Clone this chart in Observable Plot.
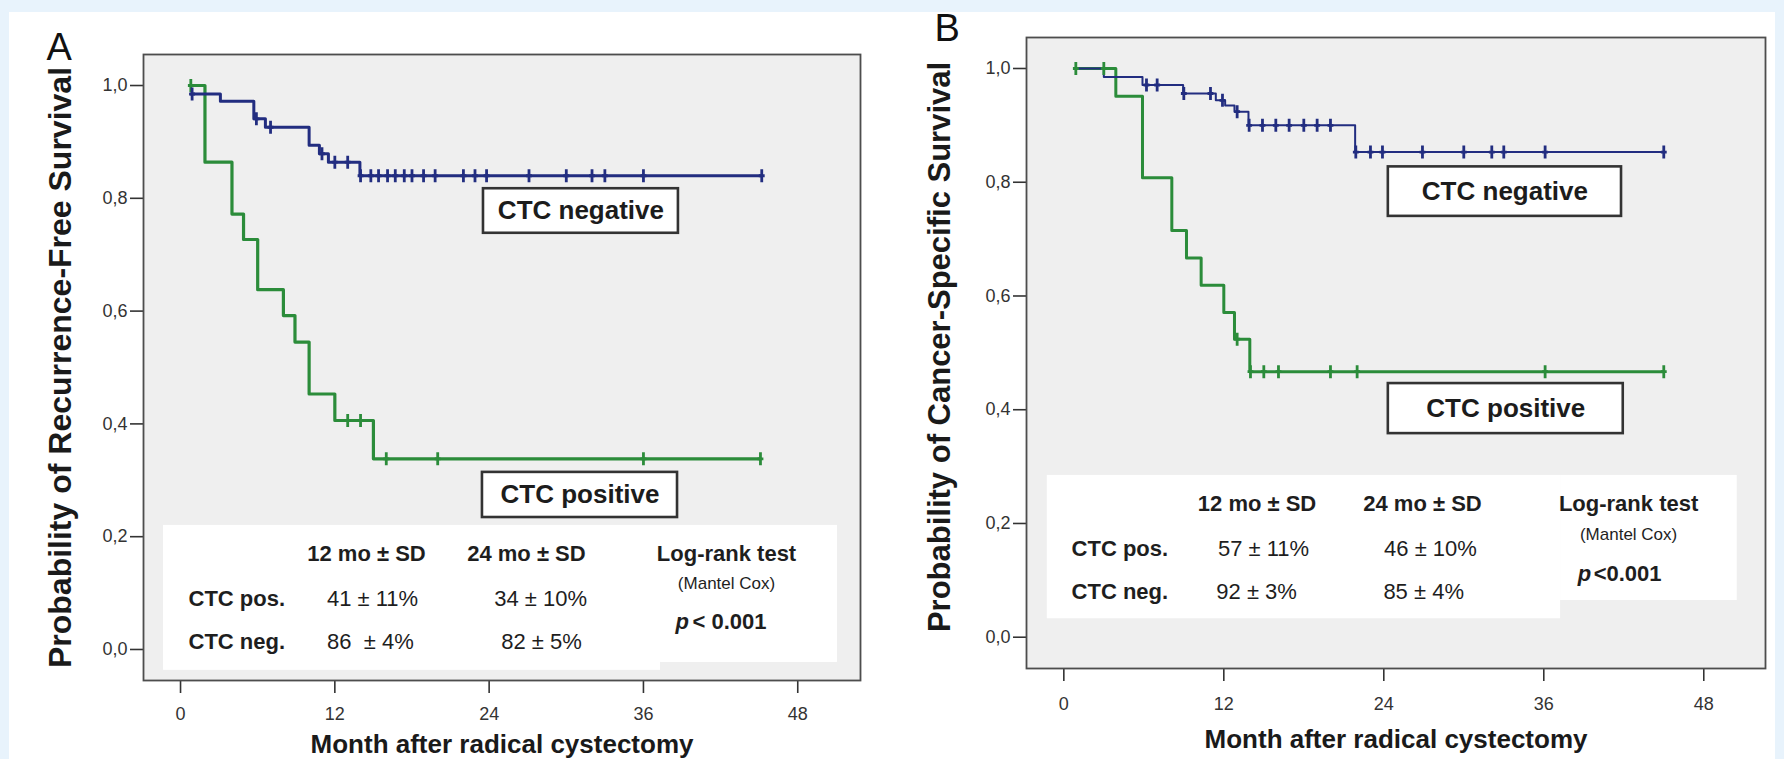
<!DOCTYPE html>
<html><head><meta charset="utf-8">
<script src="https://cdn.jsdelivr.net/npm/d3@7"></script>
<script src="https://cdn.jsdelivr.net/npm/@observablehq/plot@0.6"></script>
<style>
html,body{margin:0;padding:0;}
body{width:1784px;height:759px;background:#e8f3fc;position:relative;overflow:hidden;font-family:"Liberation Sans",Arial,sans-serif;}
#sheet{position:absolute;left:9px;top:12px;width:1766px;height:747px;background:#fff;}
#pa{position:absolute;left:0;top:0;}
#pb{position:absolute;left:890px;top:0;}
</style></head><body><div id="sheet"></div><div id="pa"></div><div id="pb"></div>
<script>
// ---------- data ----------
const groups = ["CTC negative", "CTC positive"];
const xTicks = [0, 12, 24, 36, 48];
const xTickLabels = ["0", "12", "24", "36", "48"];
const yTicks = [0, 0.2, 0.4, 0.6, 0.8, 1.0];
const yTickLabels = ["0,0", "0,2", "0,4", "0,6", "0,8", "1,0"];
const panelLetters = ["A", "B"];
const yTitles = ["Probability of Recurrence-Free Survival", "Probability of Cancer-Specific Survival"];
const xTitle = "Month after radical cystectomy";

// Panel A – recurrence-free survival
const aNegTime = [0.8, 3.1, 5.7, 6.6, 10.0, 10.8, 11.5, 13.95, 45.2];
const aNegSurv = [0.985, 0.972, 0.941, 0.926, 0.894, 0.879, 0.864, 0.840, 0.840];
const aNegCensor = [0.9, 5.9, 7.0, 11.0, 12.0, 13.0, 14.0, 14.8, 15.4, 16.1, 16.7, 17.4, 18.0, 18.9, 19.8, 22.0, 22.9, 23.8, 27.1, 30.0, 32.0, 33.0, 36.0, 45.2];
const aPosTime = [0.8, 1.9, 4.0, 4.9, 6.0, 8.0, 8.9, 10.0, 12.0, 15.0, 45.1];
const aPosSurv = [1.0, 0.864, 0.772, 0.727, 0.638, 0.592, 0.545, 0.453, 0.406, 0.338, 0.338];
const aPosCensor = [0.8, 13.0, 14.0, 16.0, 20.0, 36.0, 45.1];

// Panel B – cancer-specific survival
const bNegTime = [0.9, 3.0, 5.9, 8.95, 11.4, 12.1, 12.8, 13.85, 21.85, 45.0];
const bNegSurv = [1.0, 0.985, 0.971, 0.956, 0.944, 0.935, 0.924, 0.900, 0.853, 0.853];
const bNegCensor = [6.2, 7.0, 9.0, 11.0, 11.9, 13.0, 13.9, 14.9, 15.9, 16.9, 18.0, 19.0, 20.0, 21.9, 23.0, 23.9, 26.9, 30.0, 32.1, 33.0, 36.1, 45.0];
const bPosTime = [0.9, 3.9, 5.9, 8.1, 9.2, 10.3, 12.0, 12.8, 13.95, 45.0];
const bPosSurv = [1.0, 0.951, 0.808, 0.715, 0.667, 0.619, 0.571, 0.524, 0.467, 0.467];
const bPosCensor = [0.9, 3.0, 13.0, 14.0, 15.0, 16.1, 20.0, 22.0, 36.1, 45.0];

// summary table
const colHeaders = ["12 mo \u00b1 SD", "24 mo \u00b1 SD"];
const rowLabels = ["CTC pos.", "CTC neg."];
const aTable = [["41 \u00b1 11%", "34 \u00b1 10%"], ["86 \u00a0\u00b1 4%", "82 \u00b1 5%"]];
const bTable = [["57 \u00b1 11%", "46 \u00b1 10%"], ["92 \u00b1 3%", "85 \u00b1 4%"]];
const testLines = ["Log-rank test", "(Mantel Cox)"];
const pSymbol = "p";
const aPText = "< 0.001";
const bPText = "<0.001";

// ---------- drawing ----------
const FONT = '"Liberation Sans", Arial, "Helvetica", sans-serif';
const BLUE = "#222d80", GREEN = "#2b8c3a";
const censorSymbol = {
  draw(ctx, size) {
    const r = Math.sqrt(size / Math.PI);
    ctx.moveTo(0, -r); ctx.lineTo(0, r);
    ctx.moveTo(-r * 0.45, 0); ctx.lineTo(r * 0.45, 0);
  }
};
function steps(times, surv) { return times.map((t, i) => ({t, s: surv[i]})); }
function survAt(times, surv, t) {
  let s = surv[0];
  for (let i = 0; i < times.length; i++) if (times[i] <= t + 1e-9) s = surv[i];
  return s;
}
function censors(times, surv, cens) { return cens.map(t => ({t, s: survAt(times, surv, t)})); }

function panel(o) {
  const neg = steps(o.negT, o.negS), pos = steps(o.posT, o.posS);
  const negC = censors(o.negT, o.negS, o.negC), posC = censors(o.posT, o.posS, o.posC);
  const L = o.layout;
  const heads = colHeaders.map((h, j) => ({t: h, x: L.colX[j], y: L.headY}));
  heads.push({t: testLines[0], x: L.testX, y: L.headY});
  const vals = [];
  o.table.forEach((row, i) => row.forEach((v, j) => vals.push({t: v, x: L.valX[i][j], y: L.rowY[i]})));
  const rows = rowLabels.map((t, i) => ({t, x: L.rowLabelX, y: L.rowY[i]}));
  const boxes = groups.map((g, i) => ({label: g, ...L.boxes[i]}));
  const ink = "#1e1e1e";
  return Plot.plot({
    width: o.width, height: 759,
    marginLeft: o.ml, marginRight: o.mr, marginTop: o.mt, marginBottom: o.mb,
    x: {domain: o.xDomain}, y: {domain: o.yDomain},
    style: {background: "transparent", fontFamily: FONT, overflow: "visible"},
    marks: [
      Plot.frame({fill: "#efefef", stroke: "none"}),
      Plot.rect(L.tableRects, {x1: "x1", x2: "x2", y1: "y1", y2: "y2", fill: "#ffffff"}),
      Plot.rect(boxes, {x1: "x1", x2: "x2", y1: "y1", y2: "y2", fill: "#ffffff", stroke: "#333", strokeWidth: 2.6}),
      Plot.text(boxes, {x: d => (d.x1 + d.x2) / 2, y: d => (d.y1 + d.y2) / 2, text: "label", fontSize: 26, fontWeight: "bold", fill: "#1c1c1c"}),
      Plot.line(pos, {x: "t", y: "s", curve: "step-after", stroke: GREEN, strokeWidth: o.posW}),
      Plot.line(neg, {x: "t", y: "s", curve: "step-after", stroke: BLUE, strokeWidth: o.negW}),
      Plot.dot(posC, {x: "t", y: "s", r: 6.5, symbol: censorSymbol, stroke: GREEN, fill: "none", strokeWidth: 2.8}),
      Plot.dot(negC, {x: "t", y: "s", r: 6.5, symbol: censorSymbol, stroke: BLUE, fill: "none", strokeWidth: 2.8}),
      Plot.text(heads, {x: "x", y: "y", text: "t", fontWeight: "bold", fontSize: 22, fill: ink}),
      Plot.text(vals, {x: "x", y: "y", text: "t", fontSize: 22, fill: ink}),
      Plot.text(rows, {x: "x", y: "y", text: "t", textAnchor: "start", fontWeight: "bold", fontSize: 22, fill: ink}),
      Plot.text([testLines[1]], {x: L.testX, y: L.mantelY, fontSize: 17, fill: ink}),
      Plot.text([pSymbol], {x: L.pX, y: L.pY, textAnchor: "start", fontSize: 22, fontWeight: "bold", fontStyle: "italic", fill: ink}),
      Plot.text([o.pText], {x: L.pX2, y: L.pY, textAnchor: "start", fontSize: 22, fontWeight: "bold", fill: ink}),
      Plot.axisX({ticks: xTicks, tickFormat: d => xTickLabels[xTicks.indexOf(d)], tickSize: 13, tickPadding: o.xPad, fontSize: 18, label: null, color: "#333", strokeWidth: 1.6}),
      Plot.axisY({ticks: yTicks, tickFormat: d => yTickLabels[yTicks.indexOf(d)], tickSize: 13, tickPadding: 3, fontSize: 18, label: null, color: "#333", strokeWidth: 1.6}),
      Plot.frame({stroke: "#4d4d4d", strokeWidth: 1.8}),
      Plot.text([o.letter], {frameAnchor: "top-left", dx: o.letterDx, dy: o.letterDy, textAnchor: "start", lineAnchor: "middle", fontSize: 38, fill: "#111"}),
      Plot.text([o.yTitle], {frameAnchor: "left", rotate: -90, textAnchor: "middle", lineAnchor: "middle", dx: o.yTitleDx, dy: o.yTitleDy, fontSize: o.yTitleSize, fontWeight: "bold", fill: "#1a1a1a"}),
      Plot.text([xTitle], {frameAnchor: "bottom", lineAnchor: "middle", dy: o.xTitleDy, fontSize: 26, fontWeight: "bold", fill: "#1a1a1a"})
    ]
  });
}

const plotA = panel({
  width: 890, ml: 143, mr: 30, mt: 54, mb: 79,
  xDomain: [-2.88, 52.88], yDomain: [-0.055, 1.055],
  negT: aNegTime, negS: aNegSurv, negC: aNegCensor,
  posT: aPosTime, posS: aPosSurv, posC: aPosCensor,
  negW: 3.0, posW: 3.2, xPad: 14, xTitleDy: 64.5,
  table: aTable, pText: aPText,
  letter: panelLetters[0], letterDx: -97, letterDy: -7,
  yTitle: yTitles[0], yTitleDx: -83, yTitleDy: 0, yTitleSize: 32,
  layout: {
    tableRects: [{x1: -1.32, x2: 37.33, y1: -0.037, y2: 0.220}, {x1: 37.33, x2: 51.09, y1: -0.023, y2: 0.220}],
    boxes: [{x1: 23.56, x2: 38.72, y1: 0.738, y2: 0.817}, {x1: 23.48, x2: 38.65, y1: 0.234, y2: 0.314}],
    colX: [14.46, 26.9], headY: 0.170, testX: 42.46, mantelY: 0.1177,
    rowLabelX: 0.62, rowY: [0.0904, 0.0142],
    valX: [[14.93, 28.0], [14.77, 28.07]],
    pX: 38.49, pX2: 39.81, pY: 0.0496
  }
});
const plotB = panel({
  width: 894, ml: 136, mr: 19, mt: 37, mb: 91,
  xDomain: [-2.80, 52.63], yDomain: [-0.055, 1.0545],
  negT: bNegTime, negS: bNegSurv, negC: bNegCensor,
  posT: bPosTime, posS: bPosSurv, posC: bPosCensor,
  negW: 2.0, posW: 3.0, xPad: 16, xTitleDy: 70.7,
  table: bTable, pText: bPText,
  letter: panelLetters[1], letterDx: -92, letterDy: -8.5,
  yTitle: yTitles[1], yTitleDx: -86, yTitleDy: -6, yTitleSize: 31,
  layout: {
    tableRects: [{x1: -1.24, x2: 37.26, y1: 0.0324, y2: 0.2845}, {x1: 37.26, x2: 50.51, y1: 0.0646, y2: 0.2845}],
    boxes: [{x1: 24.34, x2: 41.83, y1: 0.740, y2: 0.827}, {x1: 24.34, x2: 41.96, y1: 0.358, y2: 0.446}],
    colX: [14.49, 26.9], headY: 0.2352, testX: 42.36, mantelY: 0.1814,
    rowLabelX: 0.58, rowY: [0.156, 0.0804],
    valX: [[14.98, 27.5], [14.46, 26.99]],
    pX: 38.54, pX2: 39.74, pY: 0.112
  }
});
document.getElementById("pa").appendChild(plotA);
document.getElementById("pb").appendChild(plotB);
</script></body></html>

◆ Problem description: Please restate the material above line by line, exactly, beginning at its first line and ending with the line that contains "22.0, 36.1, 45.0];", without any pictures.

◆ Solution:
Clone this chart in Observable Plot.
<!DOCTYPE html>
<html><head><meta charset="utf-8">
<script src="https://cdn.jsdelivr.net/npm/d3@7"></script>
<script src="https://cdn.jsdelivr.net/npm/@observablehq/plot@0.6"></script>
<style>
html,body{margin:0;padding:0;}
body{width:1784px;height:759px;background:#e8f3fc;position:relative;overflow:hidden;font-family:"Liberation Sans",Arial,sans-serif;}
#sheet{position:absolute;left:9px;top:12px;width:1766px;height:747px;background:#fff;}
#pa{position:absolute;left:0;top:0;}
#pb{position:absolute;left:890px;top:0;}
</style></head><body><div id="sheet"></div><div id="pa"></div><div id="pb"></div>
<script>
// ---------- data ----------
const groups = ["CTC negative", "CTC positive"];
const xTicks = [0, 12, 24, 36, 48];
const xTickLabels = ["0", "12", "24", "36", "48"];
const yTicks = [0, 0.2, 0.4, 0.6, 0.8, 1.0];
const yTickLabels = ["0,0", "0,2", "0,4", "0,6", "0,8", "1,0"];
const panelLetters = ["A", "B"];
const yTitles = ["Probability of Recurrence-Free Survival", "Probability of Cancer-Specific Survival"];
const xTitle = "Month after radical cystectomy";

// Panel A – recurrence-free survival
const aNegTime = [0.8, 3.1, 5.7, 6.6, 10.0, 10.8, 11.5, 13.95, 45.2];
const aNegSurv = [0.985, 0.972, 0.941, 0.926, 0.894, 0.879, 0.864, 0.840, 0.840];
const aNegCensor = [0.9, 5.9, 7.0, 11.0, 12.0, 13.0, 14.0, 14.8, 15.4, 16.1, 16.7, 17.4, 18.0, 18.9, 19.8, 22.0, 22.9, 23.8, 27.1, 30.0, 32.0, 33.0, 36.0, 45.2];
const aPosTime = [0.8, 1.9, 4.0, 4.9, 6.0, 8.0, 8.9, 10.0, 12.0, 15.0, 45.1];
const aPosSurv = [1.0, 0.864, 0.772, 0.727, 0.638, 0.592, 0.545, 0.453, 0.406, 0.338, 0.338];
const aPosCensor = [0.8, 13.0, 14.0, 16.0, 20.0, 36.0, 45.1];

// Panel B – cancer-specific survival
const bNegTime = [0.9, 3.0, 5.9, 8.95, 11.4, 12.1, 12.8, 13.85, 21.85, 45.0];
const bNegSurv = [1.0, 0.985, 0.971, 0.956, 0.944, 0.935, 0.924, 0.900, 0.853, 0.853];
const bNegCensor = [6.2, 7.0, 9.0, 11.0, 11.9, 13.0, 13.9, 14.9, 15.9, 16.9, 18.0, 19.0, 20.0, 21.9, 23.0, 23.9, 26.9, 30.0, 32.1, 33.0, 36.1, 45.0];
const bPosTime = [0.9, 3.9, 5.9, 8.1, 9.2, 10.3, 12.0, 12.8, 13.95, 45.0];
const bPosSurv = [1.0, 0.951, 0.808, 0.715, 0.667, 0.619, 0.571, 0.524, 0.467, 0.467];
const bPosCensor = [0.9, 3.0, 13.0, 14.0, 15.0, 16.1, 20.0, 22.0, 36.1, 45.0];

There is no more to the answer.